1National Institute for Environmental Studies, Tsukuba, Japan
2Oak Ridge National Laboratory, Oak Ridge, TN, USA
*now at: Indian Institute of Tropical Meteorology, Pune, India
**now at: Laboratoire des Sciences du Climat et l'Environnement, Gif sur Yvette, France
***now at: Colorado State University, Fort Collins, CO, USA
****now at: Global Monitoring Division, NOAA Earth System Research Laboratory, Boulder, CO, USA
*****now at: Japan Agency for Marine-Earth Science and Technology, Yokohama, Japan
Abstract. We present the application of an integrated global carbon cycle modeling system to the estimation of monthly regional CO2 fluxes from the column-averaged dry air mole fractions of CO2 (XCO2) retrieved from the spectral observations made by the Greenhouse gases Observing SATellite (GOSAT).

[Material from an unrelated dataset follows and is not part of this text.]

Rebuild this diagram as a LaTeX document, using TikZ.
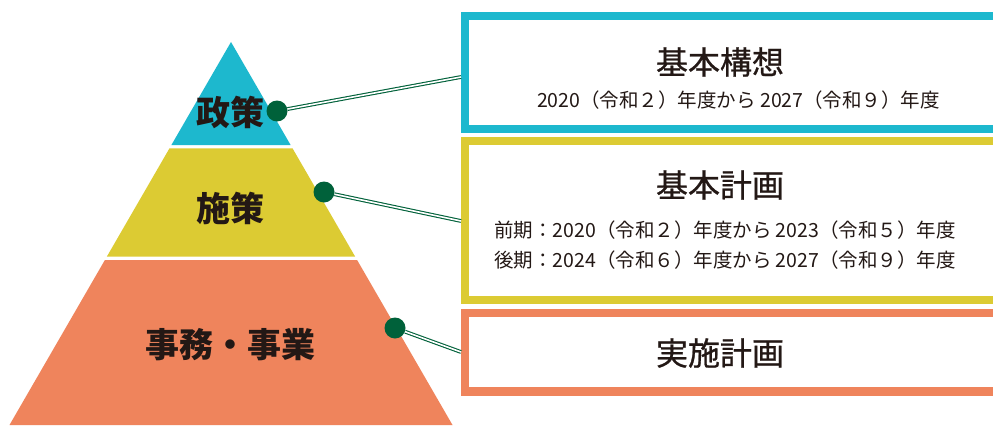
\documentclass[tikz,border=0pt]{standalone}
\usepackage{fontspec}
\newfontfamily\jp{Noto Sans CJK JP}
\newfontfamily\jpm[FakeBold=0.8]{Noto Sans CJK JP}
\definecolor{pcyan}{HTML}{1DB8CE}
\definecolor{pyel}{HTML}{DCCB33}
\definecolor{porg}{HTML}{EF845C}
\definecolor{dgreen}{HTML}{00613A}
\definecolor{ink}{HTML}{231815}
\tikzset{
  plabel/.style={font=\jp\bfseries\fontsize{34}{34}\selectfont, text=ink, inner sep=0pt},
  title/.style={font=\jpm\fontsize{32}{32}\selectfont, text=ink, inner sep=0pt},
  sub/.style={font=\jp\fontsize{19.5}{19.5}\selectfont, text=ink, inner sep=0pt},
  dot/.style={circle, fill=dgreen, minimum size=21pt, inner sep=0pt},
  conn/.style={draw=dgreen, line width=1.1pt, double=white, double distance=1.6pt},
  plate/.style={draw=#1, line width=8.5pt, fill=white, minimum width=545pt, inner sep=0pt, rectangle}
}
\begin{document}
\begin{tikzpicture}[x=1pt,y=-1pt]
\clip (0,0) rectangle (993,428);
\fill[white] (0,0) rectangle (993,428);
% pyramid
\fill[pcyan] (231,42) -- (290.6,145) -- (171.4,145) -- cycle;
\fill[pyel] (169.5,148.3) -- (292.5,148.3) -- (355.2,256.7) -- (106.8,256.7) -- cycle;
\fill[porg] (104.9,260) -- (357.1,260) -- (452.5,425) -- (9.5,425) -- cycle;
\node[plabel] (L1) at (230,112) {政策};
\node[plabel] (L2) at (230,208) {施策};
\node[plabel] (L3) at (230,345) {事務・事業};
% dots
\node[dot] (d1) at (277,111) {};
\node[dot] (d2) at (324,192) {};
\node[dot] (d3) at (395,328) {};
% boxes
\node[plate=pcyan, minimum height=113pt] (B1) at (737.5,72.5) {};
\node[plate=pyel, minimum height=159pt] (B2) at (737.5,220.5) {};
\node[plate=porg, minimum height=78.5pt] (B3) at (737.5,352.2) {};
% connectors
\coordinate (e1) at (461,77);
\coordinate (e2) at (461,221);
\coordinate (e3) at (461,352);
\draw[conn] (d1) -- (e1);
\draw[conn] (d2) -- (e2);
\draw[conn] (d3) -- (e3);
% texts
\node[title] (T1) at (720,62) {基本構想};
\node[sub] (S1) at (738.5,100) {2020（令和２）年度から 2027（令和９）年度};
\node[title] (T2) at (720,185) {基本計画};
\node[sub] (S2) at (725,230) {前期：2020（令和２）年度から 2023（令和５）年度};
\node[sub] (S3) at (725,260) {後期：2024（令和６）年度から 2027（令和９）年度};
\node[title] (T3) at (720,353) {実施計画};
\end{tikzpicture}
\end{document}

The regional flux estimates are to be publicly disseminated as the GOSAT Level 4 data product. The forward modeling components of the system include an atmospheric tracer transport model, an anthropogenic emissions inventory, a terrestrial biosphere exchange model, and an oceanic flux model. The atmospheric tracer transport was simulated using isentropic coordinates in the stratosphere and was tuned to reproduce the age of air. We used a fossil fuel emission inventory based on large point source data and observations of nighttime lights. The terrestrial biospheric model was optimized by fitting model parameters to match observed atmospheric CO2 seasonal cycle, net primary production data, and a biomass distribution map. The oceanic surface pCO2 distribution was estimated with a 4-D variational data assimilation system based on reanalyzed ocean currents. Monthly CO2 fluxes of 64 sub-continental regions, between June 2009 and May 2010, were estimated from the GOSAT FTS SWIR Level 2 XCO2 retrievals (ver. 02.00) gridded to 5° × 5° cells and averaged on a monthly basis and monthly-mean GLOBALVIEW-CO2 surface-based observations. Our result indicated that adding the GOSAT XCO2 retrievals to the GLOBALVIEW observations in the flux estimation would bring changes to fluxes of tropics and other remote regions where the surface-based observations are sparse. The uncertainty of these remote fluxes was reduced by as much as 60% through such addition. For many of these regions, optimized fluxes are brought closer to the prior fluxes by the addition of GOSAT data. For the most of the regions and seasons considered here, the estimated fluxes fell within the range of natural flux variability estimated with the component models.